How to Verify a Contractor License in North Carolina (NCLBGC Lookup, 2026)
North Carolina requires a general contractor license only when the project costs $40,000 or more — verify at nclbgc.org. The trades are stricter: electrical, plumbing, and HVAC work require state licenses at any dollar amount, each through its own board. The gap between those rules — the $5,000–$39,999 remodel with no GC license required — is exactly where NC homeowners get burned, so the trade-license checks and your own vetting carry the load there.
Who Licenses What in North Carolina?
| Trade / work | License required | Where to verify |
|---|---|---|
| General contracting $40,000+ | Yes — NCLBGC (Limited/Intermediate/Unlimited) | nclbgc.org license search |
| General contracting under $40,000 | No state license | Your vetting + insurance |
| Electrical (any amount) | Yes — State Board of Examiners of Electrical Contractors | ncbeec.org |
| Plumbing & HVAC (any amount) | Yes — State Board of Examiners of Plumbing, Heating & Fire Sprinkler Contractors | nclicensing.org |
| Roofing (as standalone) | No state roofing license | Storm-chaser vigilance |
GC license tiers cap project size: Limited (up to $500k per project), Intermediate (up to $1M), Unlimited — useful context if your project is large.
How Do You Verify, Step by Step?
- $40k+ project: search nclbgc.org — confirm active status, the right limitation tier for your project size, and an exact name match; check the disciplinary actions list
- Electrical: verify through the NC Board of Examiners of Electrical Contractors lookup — the license must cover the classification of your job
- Plumbing/HVAC: verify at the State Board of Examiners of Plumbing, Heating & Fire Sprinkler Contractors (nclicensing.org)
- Under-$40k remodels and roofs: no GC license exists to check — so insurance certificates from the insurer, references with addresses, written itemized contracts, and deposit discipline do the work
- Hurricane and ice-storm aftermaths bring canvassers from three states away — run the storm chaser checklist, and compare quotes against our Charlotte HVAC, Charlotte roofing, and tree removal guides
What Makes the NC System Tricky for Homeowners?
- The $40,000 gap: a $35,000 kitchen remodel requires no GC license in NC. The contractor doing it may be excellent — or may be unvettable. In the gap, your contract, payment schedule, and insurance verification are the entire safety system
- Cost-splitting games: a contractor proposing to split one $50k project into two “$25k contracts” is structuring around the licensing law — that’s your signal to walk, not a clever favor
- Building permits still apply below $40k — trades on the job (electrical/plumbing/HVAC) still need their licenses for their portions, which gives you real names to verify even on unlicensed-GC projects
- Where to complain: NCLBGC ($40k+ GC issues), the trade boards, and the NC Attorney General’s Consumer Protection Division; small claims handles up to $10,000. Sequence: scammed by a contractor
Frequently Asked Questions
At what price does North Carolina require a general contractor license? $40,000 and up (total project cost). Below that, no state GC license exists — but electrical, plumbing, and HVAC portions still require licensed trade contractors at any price.

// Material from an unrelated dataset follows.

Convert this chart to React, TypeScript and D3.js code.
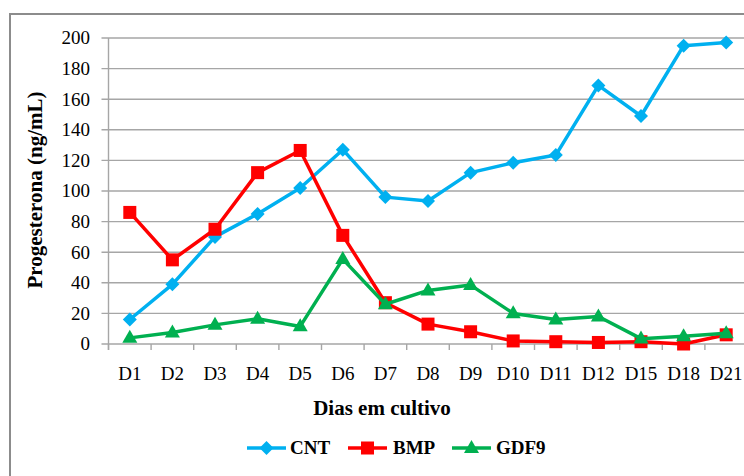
import React from "react";
import * as d3 from "d3";

const categories = ["D1","D2","D3","D4","D5","D6","D7","D8","D9","D10","D11","D12","D15","D18","D21"];
const cntValues = [16, 39, 70, 85, 102, 127, 96, 93.5, 112, 118.5, 123.5, 169, 149, 195, 197];
const bmpValues = [86, 55, 75, 112, 126.5, 71, 27, 13, 8, 2, 1.5, 1, 1.5, 0, 6];
const gdf9Values = [4, 7.5, 12.5, 16.5, 11.5, 55.5, 26, 35, 38.5, 20, 16, 18, 3.5, 5, 7];
const yTicks = [0, 20, 40, 60, 80, 100, 120, 140, 160, 180, 200];
const seriesNames = ["CNT", "BMP", "GDF9"];
const yTitle = "Progesterona (ng/mL)";
const xTitle = "Dias em cultivo";

const W = 744, H = 476;
const left = 108.5, right = 747.5, top = 38, bottom = 344;
const colors = ["#00B0F0", "#FF0000", "#00B050"];
const fam = '"Liberation Serif", serif';
const tickStyle: React.CSSProperties = { fontFamily: fam, fontSize: "19px" };
const titleStyle: React.CSSProperties = { fontFamily: fam, fontSize: "21px", fontWeight: "bold" };
const legendStyle: React.CSSProperties = { fontFamily: fam, fontSize: "19px", fontWeight: "bold" };

function Marker({ kind, x, y, color }: { kind: number; x: number; y: number; color: string }) {
  if (kind === 0) {
    const r = 7;
    return <path d={`M${x},${y - r}L${x + r},${y}L${x},${y + r}L${x - r},${y}Z`} fill={color} />;
  }
  if (kind === 1) {
    const s = 13;
    return <rect x={x - s / 2} y={y - s / 2} width={s} height={s} fill={color} />;
  }
  const w = 15, h = 13;
  return <path d={`M${x},${y - h * 0.62}L${x + w / 2},${y + h * 0.38}L${x - w / 2},${y + h * 0.38}Z`} fill={color} />;
}

export default function App() {
  const x = d3.scaleBand<string>().domain(categories).range([left, right]);
  const y = d3.scaleLinear().domain([0, 200]).range([bottom, top]);
  const cx = (c: string) => (x(c) as number) + x.bandwidth() / 2;
  const line = d3.line<[string, number]>().x((d) => cx(d[0])).y((d) => y(d[1]));
  const all = [cntValues, bmpValues, gdf9Values];
  const boundaries = d3.range(categories.length + 1).map((i) => left + i * x.step());

  const legendItems = [
    { lx: 247, tx: 290 },
    { lx: 348, tx: 393 },
    { lx: 452, tx: 496 },
  ];

  return (
    <svg width={W} height={H} style={{ position: "absolute", left: 0, top: 0, background: "#fff" }}>
      <rect x={0} y={0} width={W} height={H} fill="#fff" />
      <path d={`M10,${H}L10,14L${W},14`} fill="none" stroke="#8C8C8C" strokeWidth={2} />
      {yTicks.map((t) => (
        <line key={t} x1={left - 7} x2={right} y1={y(t)} y2={y(t)} stroke="#A6A6A6" strokeWidth={1.4} />
      ))}
      <line x1={left} x2={left} y1={top} y2={bottom + 6} stroke="#A6A6A6" strokeWidth={1.4} />
      {boundaries.map((b, i) => (
        <line key={i} x1={b} x2={b} y1={bottom} y2={bottom + 6} stroke="#A6A6A6" strokeWidth={1.4} />
      ))}
      {yTicks.map((t) => (
        <text key={t} x={90} y={y(t)} dy="0.34em" textAnchor="end" style={tickStyle} fill="#000">
          {t}
        </text>
      ))}
      {categories.map((c) => (
        <text key={c} x={cx(c)} y={380} textAnchor="middle" style={tickStyle} fill="#000">
          {c}
        </text>
      ))}
      <text transform={`translate(42,190) rotate(-90)`} textAnchor="middle" style={titleStyle}>
        {yTitle}
      </text>
      <text x={382} y={415} textAnchor="middle" style={titleStyle}>
        {xTitle}
      </text>
      {all.map((vals, si) => (
        <g key={si}>
          <path
            d={line(categories.map((c, i) => [c, vals[i]] as [string, number])) || ""}
            fill="none"
            stroke={colors[si]}
            strokeWidth={3.5}
            strokeLinejoin="round"
          />
          {categories.map((c, i) => (
            <Marker key={c} kind={si} x={cx(c)} y={y(vals[i])} color={colors[si]} />
          ))}
        </g>
      ))}
      {seriesNames.map((n, i) => (
        <g key={n}>
          <line x1={legendItems[i].lx} x2={legendItems[i].lx + 39} y1={448} y2={448} stroke={colors[i]} strokeWidth={3.5} />
          <Marker kind={i} x={legendItems[i].lx + 19.5} y={448} color={colors[i]} />
          <text x={legendItems[i].tx} y={448} dy="0.34em" style={legendStyle}>
            {n}
          </text>
        </g>
      ))}
    </svg>
  );
}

How do I check a general contractor’s license in NC? Search nclbgc.org by name or license number. Confirm active status, a name match, and a limitation tier (Limited/Intermediate/Unlimited) adequate for your project’s cost.
Are NC electricians and plumbers licensed? Yes — at any job size. Electricians through the State Board of Examiners of Electrical Contractors; plumbing and HVAC through the State Board of Examiners of Plumbing, Heating & Fire Sprinkler Contractors.
My remodel is $30,000 — how do I protect myself with no GC license to check? Verify the trade licenses on the job, demand insurance certificates from the insurer, use a milestone payment schedule with a small deposit, get lien releases at final payment, and put everything in a written itemized contract. That set replaces the missing license check.
What if a contractor wants to split my project into two contracts under $40k? That’s structuring around the licensing statute — treat it as disqualifying. A contractor willing to game the law at signing will game the project after.
Last updated: June 10, 2026. Sources: NC Licensing Board for General Contractors (N.C.G.S. § 87-1, $40,000 threshold); NC Board of Examiners of Electrical Contractors; State Board of Examiners of Plumbing, Heating & Fire Sprinkler Contractors; NC small claims limits. This article is consumer information, not legal advice.